Electrolytic Rust Removal - A Detailed Illustrated Tutorial, page 30

6. Conservation of Derusted Artifacts: Applying Rust Inhibitor, Storage of Iron Relics

3) Applying Rust Inhibitor for Long-Term Prevention of Rust

If the rust inhibitor is in gel form, shake the bottle before use, and do it before you take the iron object out of the acetone bath. Make sure you put on your gloves and proceed in a well ventilated area or outside your house.

It is important to read the instructions about the time required for the product to get completely dry after application. If it takes a couple of days, you do not have to put it on the artifact sparingly as you will have plenty of time to wipe off the excess amount.

If the product dries up quickly, putting it on too thick will form a very sticky surface afterwards. So it is up to your discretion what amount of gel to apply.

Pouring Rust Inhibitor Gel onto Artifact

Using Rust Inhibitor Gel

Try not to inhale the vapor (especially when you are using a spray-on product) that comes off while you are spreading the rust inhibitor all over the iron artifact with a small paint brush. Make sure you get the jelly substance in all enclosed spaces without leaving a single spot uncovered.

Spreading Gel onto Artifact with Paint Brush

Spreading Gel onto Artifact with Paint Brush

Because the rust inhibitor I used would dry out only in two days, I applied a thick layer of it, brushed it into the surface, and let it settle in for a minute.

Thick Layer of Rust Inhibiting Coating on Derusted Relic

Thick Layer of Rust Inhibiting Coating on Derusted Relic

Then I mopped off as much gel as I could using a rag or cloth made of SYNTHETIC material (cotton or paper towels usually do not work well).
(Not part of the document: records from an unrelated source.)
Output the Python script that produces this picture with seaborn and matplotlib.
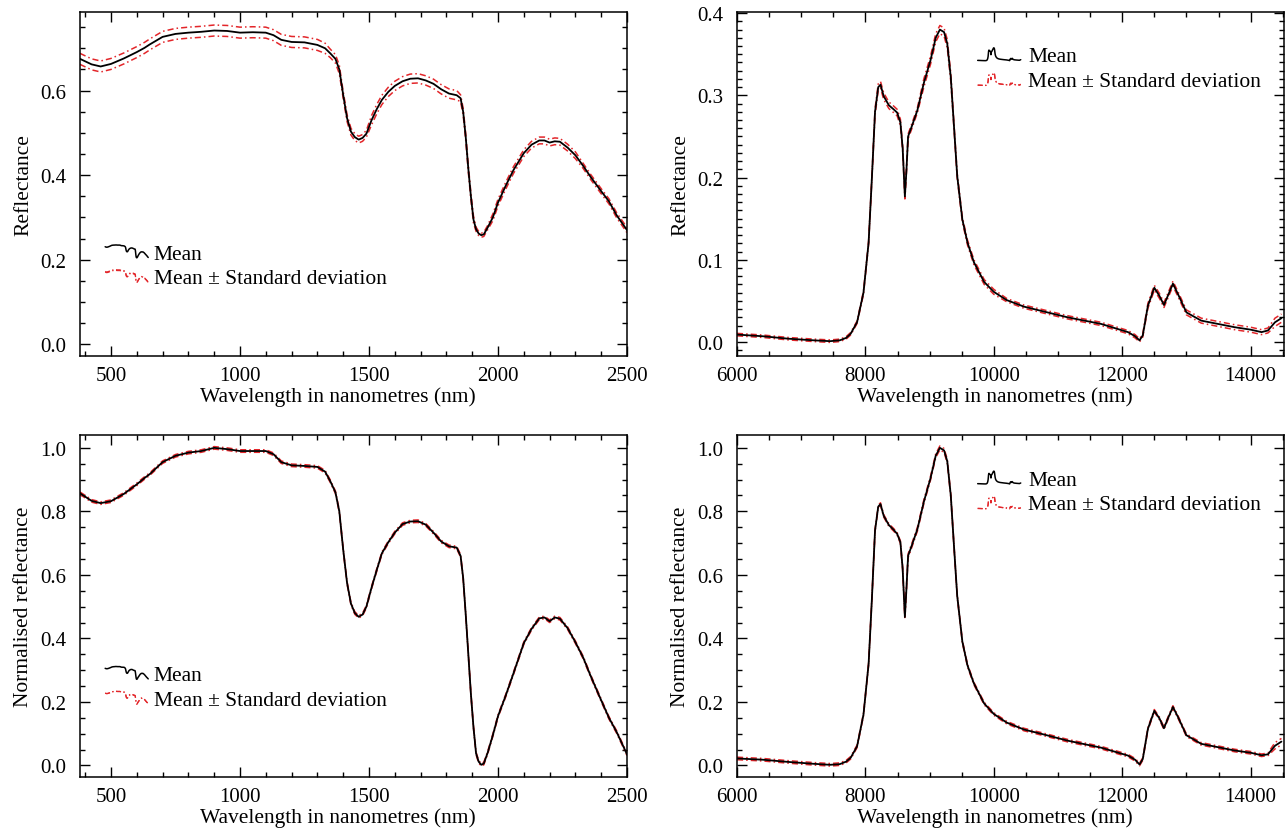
import numpy as np
import matplotlib
matplotlib.use("Agg")
import matplotlib.pyplot as plt
import seaborn as sns
from matplotlib.legend_handler import HandlerBase
from matplotlib.lines import Line2D
from matplotlib.ticker import MultipleLocator

# ---------------- data ----------------
vnir_wl = [380, 425, 460, 500, 550, 600, 630, 650, 700, 750, 800, 850, 900, 950, 1000,
           1050, 1100, 1130, 1160, 1200, 1250, 1300, 1330, 1350, 1370, 1385, 1400, 1415,
           1430, 1445, 1460, 1475, 1490, 1510, 1530, 1550, 1575, 1600, 1630, 1660, 1690,
           1720, 1750, 1780, 1810, 1840, 1855, 1865, 1875, 1885, 1895, 1905, 1915, 1925,
           1935, 1945, 1960, 1980, 2000, 2030, 2060, 2100, 2130, 2160, 2180, 2200, 2220,
           2240, 2270, 2300, 2330, 2360, 2400, 2430, 2460, 2500]
vnir_mean = [0.675, 0.662, 0.657, 0.663, 0.676, 0.691, 0.701, 0.709, 0.727, 0.734, 0.737,
             0.739, 0.742, 0.741, 0.737, 0.738, 0.737, 0.731, 0.720, 0.715, 0.714, 0.708,
             0.700, 0.688, 0.675, 0.650, 0.590, 0.535, 0.503, 0.490, 0.484, 0.488, 0.498,
             0.530, 0.556, 0.578, 0.597, 0.611, 0.622, 0.628, 0.629, 0.624, 0.616, 0.603,
             0.593, 0.589, 0.582, 0.550, 0.490, 0.415, 0.350, 0.295, 0.272, 0.262, 0.258,
             0.260, 0.276, 0.300, 0.335, 0.375, 0.412, 0.452, 0.472, 0.482, 0.482, 0.477,
             0.480, 0.479, 0.465, 0.447, 0.422, 0.395, 0.362, 0.338, 0.305, 0.270]
vnir_std = [0.013] * 22 + [0.012] + [0.010] * 3 + [0.008] * 7 + [0.011] * 13 + \
           [0.008] * 6 + [0.005] * 5 + [0.008] * 13 + [0.006] * 6
vnir_norm = [0.857, 0.833, 0.826, 0.832, 0.855, 0.885, 0.905, 0.917, 0.955, 0.975, 0.985,
             0.990, 1.000, 0.996, 0.990, 0.990, 0.990, 0.980, 0.955, 0.945, 0.943, 0.940,
             0.925, 0.895, 0.860, 0.800, 0.680, 0.575, 0.510, 0.480, 0.468, 0.475, 0.500,
             0.560, 0.615, 0.668, 0.703, 0.733, 0.760, 0.768, 0.769, 0.758, 0.733, 0.705,
             0.690, 0.686, 0.660, 0.590, 0.475, 0.350, 0.225, 0.120, 0.038, 0.012, 0.002,
             0.006, 0.040, 0.095, 0.155, 0.220, 0.290, 0.385, 0.430, 0.463, 0.466, 0.454,
             0.466, 0.462, 0.432, 0.388, 0.340, 0.280, 0.205, 0.150, 0.105, 0.035]
vnir_norm_std = [0.004] * 76

tir_wl = [6000, 6400, 6800, 7200, 7450, 7600, 7700, 7770, 7870, 7970, 8050, 8100, 8150,
          8200, 8235, 8285, 8365, 8440, 8495, 8545, 8580, 8615, 8640, 8665, 8730, 8810,
          8910, 9015, 9095, 9160, 9225, 9275, 9330, 9380, 9430, 9510, 9590, 9690, 9850,
          10000, 10200, 10470, 10730, 11150, 11670, 12090, 12200, 12270, 12320, 12400,
          12500, 12580, 12650, 12710, 12790, 12870, 13000, 13230, 13750, 14000, 14170,
          14270, 14380, 14480]
tir_mean = [0.009, 0.007, 0.004, 0.002, 0.001, 0.002, 0.005, 0.010, 0.024, 0.060, 0.121,
            0.198, 0.280, 0.310, 0.313, 0.299, 0.288, 0.283, 0.279, 0.267, 0.236, 0.177,
            0.210, 0.250, 0.264, 0.282, 0.315, 0.343, 0.370, 0.380, 0.377, 0.363, 0.322,
            0.262, 0.202, 0.149, 0.121, 0.097, 0.073, 0.061, 0.051, 0.043, 0.038, 0.030,
            0.022, 0.012, 0.007, 0.002, 0.008, 0.044, 0.066, 0.056, 0.045, 0.056, 0.071,
            0.058, 0.036, 0.026, 0.018, 0.015, 0.012, 0.014, 0.024, 0.029]
tir_std = [0.0015] * 9 + [0.002] * 3 + [0.004] * 8 + [0.003] * 6 + [0.005] * 7 + \
          [0.003] * 7 + [0.002] * 9 + [0.003] * 13 + [0.005] * 2
tir_norm = [0.022, 0.018, 0.011, 0.005, 0.002, 0.004, 0.012, 0.024, 0.060, 0.160, 0.320,
            0.520, 0.740, 0.815, 0.823, 0.786, 0.757, 0.742, 0.729, 0.703, 0.620, 0.467,
            0.560, 0.660, 0.697, 0.744, 0.830, 0.905, 0.975, 1.000, 0.992, 0.958, 0.850,
            0.690, 0.534, 0.390, 0.315, 0.258, 0.195, 0.162, 0.135, 0.113, 0.100, 0.078,
            0.056, 0.031, 0.018, 0.003, 0.020, 0.115, 0.172, 0.148, 0.117, 0.147, 0.184,
            0.152, 0.095, 0.068, 0.047, 0.040, 0.032, 0.035, 0.062, 0.075]
tir_norm_std = [0.004] * 20 + [0.006] * 13 + [0.004] * 29 + [0.010] * 2

legend_labels = ["Mean", "Mean \u00b1 Standard deviation"]
xlabel = "Wavelength in nanometres (nm)"

# ---------------- styling ----------------
sns.set_theme(style="ticks")
plt.rcParams["font.family"] = ["Liberation Serif", "DejaVu Serif"]
plt.rcParams["font.size"] = 15
plt.rcParams["axes.linewidth"] = 1.1
plt.rcParams["text.color"] = "black"
plt.rcParams["axes.labelcolor"] = "black"
plt.rcParams["xtick.color"] = "black"
plt.rcParams["ytick.color"] = "black"

RED = "#e3262a"
DASH = (0, (4, 2, 1, 2))
LABEL_FS = 15.5


class SpectrumHandler(HandlerBase):
    """Legend glyph: miniature of the plotted spectrum."""

    def __init__(self, xs, ys_list, color, ls, lw):
        super().__init__()
        self.xs = np.asarray(xs, float)
        self.ys_list = [np.asarray(y, float) for y in ys_list]
        self.color, self.ls, self.lw = color, ls, lw

    def create_artists(self, legend, orig_handle, xdescent, ydescent,
                       width, height, fontsize, trans):
        x0, x1 = self.xs.min(), self.xs.max()
        allv = np.concatenate(self.ys_list)
        y0, y1 = allv.min(), allv.max()
        arts = []
        for ys in self.ys_list:
            xn = (self.xs - x0) / (x1 - x0)
            yn = (ys - y0) / (y1 - y0)
            ln = Line2D(-xdescent + xn * width, -ydescent + height * (0.05 + 0.85 * yn),
                        color=self.color, linestyle=self.ls, lw=self.lw)
            ln.set_transform(trans)
            arts.append(ln)
        return arts


fig = plt.figure(figsize=(12.85, 8.29), dpi=100)
W = 547 / 1285
H = 0.415
ax_tl = fig.add_axes([80 / 1285, 0.5694, W, H])
ax_tr = fig.add_axes([737 / 1285, 0.5694, W, H])
ax_bl = fig.add_axes([80 / 1285, 0.0615, W, 0.412])
ax_br = fig.add_axes([737 / 1285, 0.0615, W, 0.412])


def panel(ax, wl, mean, std, xlim, ylim, xmaj, xmin, ymaj, ymin, ylabel,
          leg_anchor, textpad):
    upper = [m + s for m, s in zip(mean, std)]
    lower = [m - s for m, s in zip(mean, std)]
    sns.lineplot(x=wl, y=upper, ax=ax, color=RED, lw=1.1, linestyle=DASH,
                 estimator=None, sort=False, zorder=2)
    std_line = ax.lines[-1]
    sns.lineplot(x=wl, y=lower, ax=ax, color=RED, lw=1.1, linestyle=DASH,
                 estimator=None, sort=False, zorder=2)
    sns.lineplot(x=wl, y=mean, ax=ax, color="black", lw=1.3,
                 estimator=None, sort=False, zorder=3)
    mean_line = ax.lines[-1]

    ax.set_xlim(*xlim)
    ax.set_ylim(*ylim)
    ax.xaxis.set_major_locator(MultipleLocator(xmaj))
    ax.xaxis.set_minor_locator(MultipleLocator(xmin))
    ax.yaxis.set_major_locator(MultipleLocator(ymaj))
    ax.yaxis.set_minor_locator(MultipleLocator(ymin))
    ax.yaxis.set_major_formatter(matplotlib.ticker.FormatStrFormatter("%.1f"))
    ax.tick_params(which="both", direction="in", top=True, right=True,
                   labelsize=15, width=1.0, colors="black")
    ax.tick_params(which="major", length=7)
    ax.tick_params(which="minor", length=3.5)
    ax.tick_params(axis="x", which="major", pad=7)
    ax.tick_params(axis="y", which="major", pad=10)
    for s in ax.spines.values():
        s.set_visible(True)
        s.set_color("black")
        s.set_linewidth(1.1)
    ax.set_xlabel(xlabel, fontsize=LABEL_FS, labelpad=1)
    ax.xaxis.label.set_x(0.472)
    ax.set_ylabel(ylabel, fontsize=LABEL_FS, labelpad=5)
    ax.grid(False)

    handler_mean = SpectrumHandler(wl, [mean], "black", "-", 1.1)
    handler_std = SpectrumHandler(wl, [upper, lower], RED, DASH, 0.9)
    ax.legend(handles=[mean_line, std_line], labels=legend_labels,
              handler_map={mean_line: handler_mean, std_line: handler_std},
              loc="upper left", bbox_to_anchor=leg_anchor, frameon=False,
              fontsize=LABEL_FS, handlelength=2.0, handletextpad=textpad,
              labelspacing=0.22, borderpad=0, borderaxespad=0)


panel(ax_tl, vnir_wl, vnir_mean, vnir_std, (380, 2500), (-0.0277, 0.786),
      500, 100, 0.2, 0.05, "Reflectance", (0.046, 0.327), 0.25)
panel(ax_tr, tir_wl, tir_mean, tir_std, (6000, 14520), (-0.017, 0.4015),
      2000, 500, 0.1, 0.01, "Reflectance", (0.44, 0.90), 0.35)
panel(ax_bl, vnir_wl, vnir_norm, vnir_norm_std, (380, 2500), (-0.0365, 1.039),
      500, 100, 0.2, 0.05, "Normalised reflectance", (0.046, 0.328), 0.25)
panel(ax_br, tir_wl, tir_norm, tir_norm_std, (6000, 14520), (-0.0365, 1.039),
      2000, 500, 0.2, 0.05, "Normalised reflectance", (0.44, 0.90), 0.35)

fig.savefig("out.png", dpi=100)
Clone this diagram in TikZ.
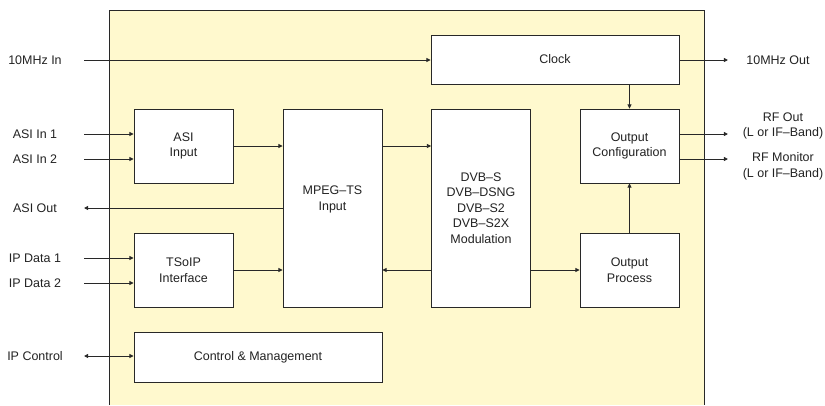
\documentclass[tikz,border=0pt]{standalone}
\usepackage{fontspec}
\setmainfont{Liberation Sans}
\usepackage{xcolor}
\usepackage{tikz}
\usetikzlibrary{arrows.meta, positioning, calc}
\definecolor{bgyellow}{RGB}{255,249,206}
\definecolor{linegray}{RGB}{40,40,40}
\definecolor{txtgray}{RGB}{34,34,34}

\begin{document}
\begin{tikzpicture}[
    block/.style={
        rectangle, draw=linegray, line width=0.5pt, fill=white,
        minimum width=1.98cm, minimum height=1.48cm,
        align=center, font=\fontsize{7.1}{8.9}\selectfont, text=txtgray,
        inner sep=0pt,
    },
    wide/.style={block, minimum width=4.96cm},
    tall/.style={block, minimum height=3.96cm},
    arrow/.style={-{Triangle[length=2.4pt,width=2.3pt]}, line width=0.5pt, draw=linegray},
    biarrow/.style={arrow, {Triangle[length=2.4pt,width=2.3pt]}-{Triangle[length=2.4pt,width=2.3pt]}},
    lbl/.style={font=\fontsize{7.1}{8.9}\selectfont, text=txtgray, align=center, inner sep=0pt},
]
\useasboundingbox (0,0) rectangle (16.5,-8.1);

% BACKGROUND
\fill[bgyellow] (2.18,-0.2) rectangle (14.08,-8.1);
\draw[linegray, line width=0.5pt] (2.18,-8.1) -- (2.18,-0.2) -- (14.08,-0.2) -- (14.08,-8.1);

% BLOCKS
\node[wide, minimum height=0.98cm] (clock) at (11.1, -1.19) {Clock};
\node[block] (asi) at (3.67, -2.92) {ASI\\Input};
\node[tall] (mpeg) at (6.65, -4.16) {};
\node[lbl] (mpeglbl) at (6.65, -3.99) {MPEG--TS\\Input};
\node[tall] (dvb) at (9.62, -4.16) {DVB--S\\DVB--DSNG\\DVB--S2\\DVB--S2X\\Modulation};
\node[block] (outconf) at (12.59, -2.92) {Output\\Configuration};
\node[block] (tsoip) at (3.67, -5.40) {TSoIP\\Interface};
\node[block] (outproc) at (12.59, -5.40) {Output\\Process};
\node[wide, minimum height=1.0cm] (ctrl) at (5.16, -7.14) {Control \& Management};

% INPUTS / OUTPUTS (left)
\node[lbl] (clkin_l) at (0.70, -1.2) {10MHz In};
\node[lbl] (asi1_l) at (0.70, -2.68) {ASI In 1};
\node[lbl] (asi2_l) at (0.70, -3.18) {ASI In 2};
\node[lbl] (asiout_l) at (0.70, -4.16) {ASI Out};
\node[lbl] (ip1_l) at (0.70, -5.16) {IP Data 1};
\node[lbl] (ip2_l) at (0.70, -5.66) {IP Data 2};
\node[lbl] (ipc_l) at (0.70, -7.12) {IP Control};

\coordinate (clkin) at (1.68, -1.2);
\coordinate (asi1) at (1.68, -2.68);
\coordinate (asi2) at (1.68, -3.18);
\coordinate (asiout) at (1.68, -4.16);
\coordinate (ip1) at (1.68, -5.16);
\coordinate (ip2) at (1.68, -5.66);
\coordinate (ipc) at (1.68, -7.12);

% OUTPUTS (right)
\node[lbl] (clkout_l) at (15.56, -1.2) {10MHz Out};
\node[lbl] (rfout_l) at (15.66, -2.52) {RF Out\\(L or IF--Band)};
\node[lbl] (rfmon_l) at (15.66, -3.32) {RF Monitor\\(L or IF--Band)};

\coordinate (clkout) at (14.56, -1.2);
\coordinate (rfout) at (14.56, -2.68);
\coordinate (rfmon) at (14.56, -3.18);

% Clock path
\draw[arrow] (clkin) -- (clkin -| clock.west);
\draw[arrow] (clkin -| clock.east) -- (clkout);
\draw[arrow] (outconf.north |- clock.south) -- (outconf.north);

% ASI path
\draw[arrow] (asi1) -- (asi1 -| asi.west);
\draw[arrow] (asi2) -- (asi2 -| asi.west);
\draw[arrow] (asi.east) -- (asi.east -| mpeg.west);
\draw[arrow] (asi.east -| mpeg.east) -- (asi.east -| dvb.west);
\draw[arrow] (mpeg.west) -- (asiout);

% TSoIP path
\draw[arrow] (ip1) -- (ip1 -| tsoip.west);
\draw[arrow] (ip2) -- (ip2 -| tsoip.west);
\draw[arrow] (tsoip.east) -- (tsoip.east -| mpeg.west);
\draw[arrow] (tsoip.east -| dvb.west) -- (tsoip.east -| mpeg.east);

% Output path
\draw[arrow] (outproc.west -| dvb.east) -- (outproc.west);
\draw[arrow] (outproc.north) -- (outconf.south);
\draw[arrow] (rfout -| outconf.east) -- (rfout);
\draw[arrow] (rfmon -| outconf.east) -- (rfmon);

% Control
\draw[biarrow] (ipc) -- (ipc -| ctrl.west);

\end{tikzpicture}
\end{document}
To speed up the process of dehydration a little, for 10 minutes I used a hair dryer set up on low, so the coating would get slightly solidified.

Drying Derusted Artifact with Hair Blower

Drying Derusted Artifact with Hair Dryer

I let the coating dehydrate naturally until the iron surface felt dry and firm on touch. And that is it!
My metal detecting find - the 17th century axehead, turned from the heavily rusted, unappealing piece...

Rusted Axehead Before Electrolysis

Rusted Axehead Before Electrolysis

...into a presentable collectible that now can be either displayed or sold on eBay, or stored until later. (BTW, a word presentable first appeared in English language in 1626 - the same year this axehead was probably made.)

A Nice Addition to My Collection of Relic Tools

The Same Derusted Axehead After Electrolysis & Protective Treatment

Proper Storage of Iron Relics & Artifacts

Proper storage of iron artifacts is as vital for their long-lasting protection as the conservation and preservation treatments described above. There is not a single sealant or insulating coating that can withstand a long-term exposure to adverse ambient environment. To avoid failing of the protective coatings, store the artifacts in a place where:

Humidity should be below 55% (use a Humidity Sensor to be on a safe side) - no storage in a damp basement!

Temperature does not fluctuate rapidly, and does not get hot - no storage in an attic!

Moisture (condensation) can NOT build up on the artifacts - no storage inside sealed plastic containers or bags!

Dust can NOT accumulate or get to the artifacts - use plastic or cloth curtains, and inert foam padding.

Direct Sun Light cannot get in.

It is not that difficult to preserve your relics if you put a little effort into it. Along with the after-electrolysis conservation techniques, proper storage of your "new-born" iron artifacts will ensure that your collection will cheer you for many years!